— Work to do —
Look through the lines below and extract each one that contains "matplotlib".

— Provided material —

━━━━━━━━━━━━━━━━━━━━

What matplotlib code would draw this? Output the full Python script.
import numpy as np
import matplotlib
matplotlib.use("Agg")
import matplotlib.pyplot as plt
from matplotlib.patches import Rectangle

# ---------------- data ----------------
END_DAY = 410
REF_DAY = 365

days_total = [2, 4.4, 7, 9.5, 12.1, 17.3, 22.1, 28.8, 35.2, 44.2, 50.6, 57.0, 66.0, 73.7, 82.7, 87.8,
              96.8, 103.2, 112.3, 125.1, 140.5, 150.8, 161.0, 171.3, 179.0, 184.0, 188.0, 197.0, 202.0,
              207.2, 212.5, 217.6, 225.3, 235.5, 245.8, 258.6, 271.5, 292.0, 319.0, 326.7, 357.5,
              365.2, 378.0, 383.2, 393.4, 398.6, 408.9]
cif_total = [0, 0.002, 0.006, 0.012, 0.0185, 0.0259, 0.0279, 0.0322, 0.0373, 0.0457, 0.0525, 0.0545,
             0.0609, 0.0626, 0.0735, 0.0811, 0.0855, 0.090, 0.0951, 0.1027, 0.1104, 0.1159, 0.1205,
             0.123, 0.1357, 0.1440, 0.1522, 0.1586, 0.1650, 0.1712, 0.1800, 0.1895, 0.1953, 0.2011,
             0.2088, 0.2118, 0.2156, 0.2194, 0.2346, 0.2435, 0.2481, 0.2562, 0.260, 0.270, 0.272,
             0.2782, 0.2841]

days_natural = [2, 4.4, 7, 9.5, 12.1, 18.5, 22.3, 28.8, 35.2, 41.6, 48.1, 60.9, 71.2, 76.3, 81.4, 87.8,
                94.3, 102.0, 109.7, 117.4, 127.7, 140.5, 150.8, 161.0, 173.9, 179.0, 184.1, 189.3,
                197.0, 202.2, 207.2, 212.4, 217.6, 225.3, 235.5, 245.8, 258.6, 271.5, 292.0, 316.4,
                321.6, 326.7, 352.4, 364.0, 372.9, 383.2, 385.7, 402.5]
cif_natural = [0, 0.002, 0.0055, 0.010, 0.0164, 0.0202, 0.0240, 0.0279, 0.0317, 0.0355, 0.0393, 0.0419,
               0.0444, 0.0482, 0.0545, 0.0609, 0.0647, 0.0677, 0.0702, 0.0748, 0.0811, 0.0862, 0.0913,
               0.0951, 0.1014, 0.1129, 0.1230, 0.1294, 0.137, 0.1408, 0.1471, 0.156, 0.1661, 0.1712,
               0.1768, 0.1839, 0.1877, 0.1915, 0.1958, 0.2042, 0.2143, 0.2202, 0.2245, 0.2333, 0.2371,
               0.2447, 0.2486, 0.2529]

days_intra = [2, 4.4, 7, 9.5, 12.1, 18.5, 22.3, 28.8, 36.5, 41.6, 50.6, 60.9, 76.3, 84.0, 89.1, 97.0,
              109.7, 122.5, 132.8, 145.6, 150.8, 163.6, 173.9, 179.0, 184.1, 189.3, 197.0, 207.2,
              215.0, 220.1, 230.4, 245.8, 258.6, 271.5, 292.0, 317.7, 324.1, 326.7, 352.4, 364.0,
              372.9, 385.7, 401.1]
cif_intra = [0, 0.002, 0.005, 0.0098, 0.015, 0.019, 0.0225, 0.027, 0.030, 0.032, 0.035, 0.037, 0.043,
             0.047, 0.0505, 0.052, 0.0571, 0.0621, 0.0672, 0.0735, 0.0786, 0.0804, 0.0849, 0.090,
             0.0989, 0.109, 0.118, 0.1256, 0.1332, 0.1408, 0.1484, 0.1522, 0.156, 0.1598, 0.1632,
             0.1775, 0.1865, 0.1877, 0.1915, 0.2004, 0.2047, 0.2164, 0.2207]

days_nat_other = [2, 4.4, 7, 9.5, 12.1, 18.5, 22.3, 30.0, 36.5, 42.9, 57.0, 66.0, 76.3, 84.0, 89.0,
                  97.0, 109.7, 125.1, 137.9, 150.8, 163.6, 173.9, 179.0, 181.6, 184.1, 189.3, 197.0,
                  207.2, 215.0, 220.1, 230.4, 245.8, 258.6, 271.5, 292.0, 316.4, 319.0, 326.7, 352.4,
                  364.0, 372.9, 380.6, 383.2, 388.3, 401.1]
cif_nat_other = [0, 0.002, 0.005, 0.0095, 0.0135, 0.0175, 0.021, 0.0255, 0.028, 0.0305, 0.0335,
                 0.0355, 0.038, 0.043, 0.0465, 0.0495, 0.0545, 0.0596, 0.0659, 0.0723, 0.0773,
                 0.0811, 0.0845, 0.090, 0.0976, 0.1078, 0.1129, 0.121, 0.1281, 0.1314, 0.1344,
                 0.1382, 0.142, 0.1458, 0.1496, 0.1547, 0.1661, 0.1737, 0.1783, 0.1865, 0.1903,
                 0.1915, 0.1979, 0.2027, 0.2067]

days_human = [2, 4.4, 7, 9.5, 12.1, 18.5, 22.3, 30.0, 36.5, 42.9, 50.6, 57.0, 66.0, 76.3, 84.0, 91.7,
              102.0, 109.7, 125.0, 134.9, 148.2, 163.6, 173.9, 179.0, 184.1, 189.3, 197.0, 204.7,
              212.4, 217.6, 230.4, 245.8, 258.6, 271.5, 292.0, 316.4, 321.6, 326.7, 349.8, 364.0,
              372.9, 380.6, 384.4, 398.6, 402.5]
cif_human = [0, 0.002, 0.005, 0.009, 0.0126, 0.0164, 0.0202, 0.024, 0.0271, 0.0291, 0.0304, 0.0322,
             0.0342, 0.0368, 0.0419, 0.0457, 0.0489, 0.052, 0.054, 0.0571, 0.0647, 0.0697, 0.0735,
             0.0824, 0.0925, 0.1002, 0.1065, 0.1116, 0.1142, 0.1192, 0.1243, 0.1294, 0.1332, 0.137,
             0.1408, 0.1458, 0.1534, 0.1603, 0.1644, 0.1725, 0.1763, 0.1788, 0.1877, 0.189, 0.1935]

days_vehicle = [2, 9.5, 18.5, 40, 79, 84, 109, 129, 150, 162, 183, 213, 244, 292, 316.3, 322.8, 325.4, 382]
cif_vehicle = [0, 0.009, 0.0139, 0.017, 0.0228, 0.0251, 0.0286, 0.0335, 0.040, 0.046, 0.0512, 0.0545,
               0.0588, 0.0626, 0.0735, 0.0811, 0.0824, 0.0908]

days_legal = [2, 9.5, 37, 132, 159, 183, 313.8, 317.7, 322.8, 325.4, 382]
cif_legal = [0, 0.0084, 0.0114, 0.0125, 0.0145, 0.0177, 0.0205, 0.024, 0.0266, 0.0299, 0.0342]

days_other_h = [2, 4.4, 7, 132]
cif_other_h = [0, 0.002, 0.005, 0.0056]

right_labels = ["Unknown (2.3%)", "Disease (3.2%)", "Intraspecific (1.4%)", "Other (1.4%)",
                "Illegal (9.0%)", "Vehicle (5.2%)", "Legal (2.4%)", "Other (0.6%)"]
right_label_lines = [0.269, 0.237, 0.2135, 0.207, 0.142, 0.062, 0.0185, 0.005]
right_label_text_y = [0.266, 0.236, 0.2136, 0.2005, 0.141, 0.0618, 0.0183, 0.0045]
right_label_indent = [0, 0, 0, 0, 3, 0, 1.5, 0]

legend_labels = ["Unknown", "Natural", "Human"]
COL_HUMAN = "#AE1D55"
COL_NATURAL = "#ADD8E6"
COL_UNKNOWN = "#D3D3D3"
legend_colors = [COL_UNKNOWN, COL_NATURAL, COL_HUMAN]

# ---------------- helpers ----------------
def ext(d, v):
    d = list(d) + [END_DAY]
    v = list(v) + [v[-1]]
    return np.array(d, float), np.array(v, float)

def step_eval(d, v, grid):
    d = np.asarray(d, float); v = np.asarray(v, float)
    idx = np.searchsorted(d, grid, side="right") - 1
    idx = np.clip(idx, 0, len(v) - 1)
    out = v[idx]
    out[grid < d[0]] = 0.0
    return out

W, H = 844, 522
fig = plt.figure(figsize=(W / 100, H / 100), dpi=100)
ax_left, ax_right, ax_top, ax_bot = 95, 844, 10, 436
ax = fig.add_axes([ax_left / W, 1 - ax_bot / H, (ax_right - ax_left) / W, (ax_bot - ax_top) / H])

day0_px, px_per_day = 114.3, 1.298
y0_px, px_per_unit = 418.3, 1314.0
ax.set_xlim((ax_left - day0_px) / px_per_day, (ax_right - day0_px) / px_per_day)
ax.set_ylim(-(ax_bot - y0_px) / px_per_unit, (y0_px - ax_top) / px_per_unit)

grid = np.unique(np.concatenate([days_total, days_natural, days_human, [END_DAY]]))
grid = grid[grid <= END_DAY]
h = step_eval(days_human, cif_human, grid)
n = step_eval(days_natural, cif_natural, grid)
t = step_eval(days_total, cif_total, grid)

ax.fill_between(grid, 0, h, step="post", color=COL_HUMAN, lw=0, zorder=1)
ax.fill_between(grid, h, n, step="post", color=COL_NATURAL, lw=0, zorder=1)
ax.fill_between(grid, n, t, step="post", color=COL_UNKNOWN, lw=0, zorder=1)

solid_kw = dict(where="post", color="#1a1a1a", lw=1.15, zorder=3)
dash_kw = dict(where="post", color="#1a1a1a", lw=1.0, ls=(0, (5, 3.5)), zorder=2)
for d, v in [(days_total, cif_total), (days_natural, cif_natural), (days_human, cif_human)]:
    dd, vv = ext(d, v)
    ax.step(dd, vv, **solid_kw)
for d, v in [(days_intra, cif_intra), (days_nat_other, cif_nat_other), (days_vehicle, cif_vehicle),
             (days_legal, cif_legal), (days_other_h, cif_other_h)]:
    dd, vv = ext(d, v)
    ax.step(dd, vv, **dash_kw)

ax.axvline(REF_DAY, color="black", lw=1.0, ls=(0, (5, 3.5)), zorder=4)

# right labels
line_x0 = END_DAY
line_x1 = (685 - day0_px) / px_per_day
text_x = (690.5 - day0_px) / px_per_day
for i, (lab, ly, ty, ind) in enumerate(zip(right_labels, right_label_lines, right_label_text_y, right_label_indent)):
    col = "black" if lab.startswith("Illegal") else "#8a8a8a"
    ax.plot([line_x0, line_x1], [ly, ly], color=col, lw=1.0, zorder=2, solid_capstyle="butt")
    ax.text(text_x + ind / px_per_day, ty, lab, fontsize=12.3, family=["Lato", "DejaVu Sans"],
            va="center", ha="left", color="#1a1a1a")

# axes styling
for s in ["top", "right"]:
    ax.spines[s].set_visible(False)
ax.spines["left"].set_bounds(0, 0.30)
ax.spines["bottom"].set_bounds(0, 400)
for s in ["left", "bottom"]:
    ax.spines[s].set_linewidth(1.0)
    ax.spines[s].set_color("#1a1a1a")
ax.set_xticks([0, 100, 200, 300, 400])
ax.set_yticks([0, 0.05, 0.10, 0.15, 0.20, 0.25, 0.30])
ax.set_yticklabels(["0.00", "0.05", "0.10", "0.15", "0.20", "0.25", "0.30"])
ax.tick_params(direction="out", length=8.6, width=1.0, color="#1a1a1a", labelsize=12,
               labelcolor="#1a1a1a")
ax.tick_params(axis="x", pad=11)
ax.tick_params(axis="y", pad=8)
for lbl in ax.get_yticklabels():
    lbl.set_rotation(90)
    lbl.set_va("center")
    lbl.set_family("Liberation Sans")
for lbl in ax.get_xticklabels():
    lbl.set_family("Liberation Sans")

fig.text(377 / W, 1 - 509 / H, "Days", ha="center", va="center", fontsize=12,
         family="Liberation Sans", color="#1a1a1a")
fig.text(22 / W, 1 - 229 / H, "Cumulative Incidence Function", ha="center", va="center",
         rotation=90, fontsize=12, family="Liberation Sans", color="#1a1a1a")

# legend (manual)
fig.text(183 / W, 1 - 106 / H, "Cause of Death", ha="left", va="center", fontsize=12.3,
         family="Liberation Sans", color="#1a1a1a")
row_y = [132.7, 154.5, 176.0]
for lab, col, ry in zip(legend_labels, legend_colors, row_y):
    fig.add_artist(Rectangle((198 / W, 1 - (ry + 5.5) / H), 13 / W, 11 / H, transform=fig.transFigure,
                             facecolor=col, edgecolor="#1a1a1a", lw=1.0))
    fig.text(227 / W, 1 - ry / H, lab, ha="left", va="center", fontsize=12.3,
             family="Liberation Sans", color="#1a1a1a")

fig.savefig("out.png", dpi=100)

━━━━━━━━━━━━━━━━━━━━

— Output for this exercise —
What matplotlib code would draw this? Output the full Python script.
import matplotlib
matplotlib.use("Agg")
import matplotlib.pyplot as plt
from matplotlib.patches import Rectangle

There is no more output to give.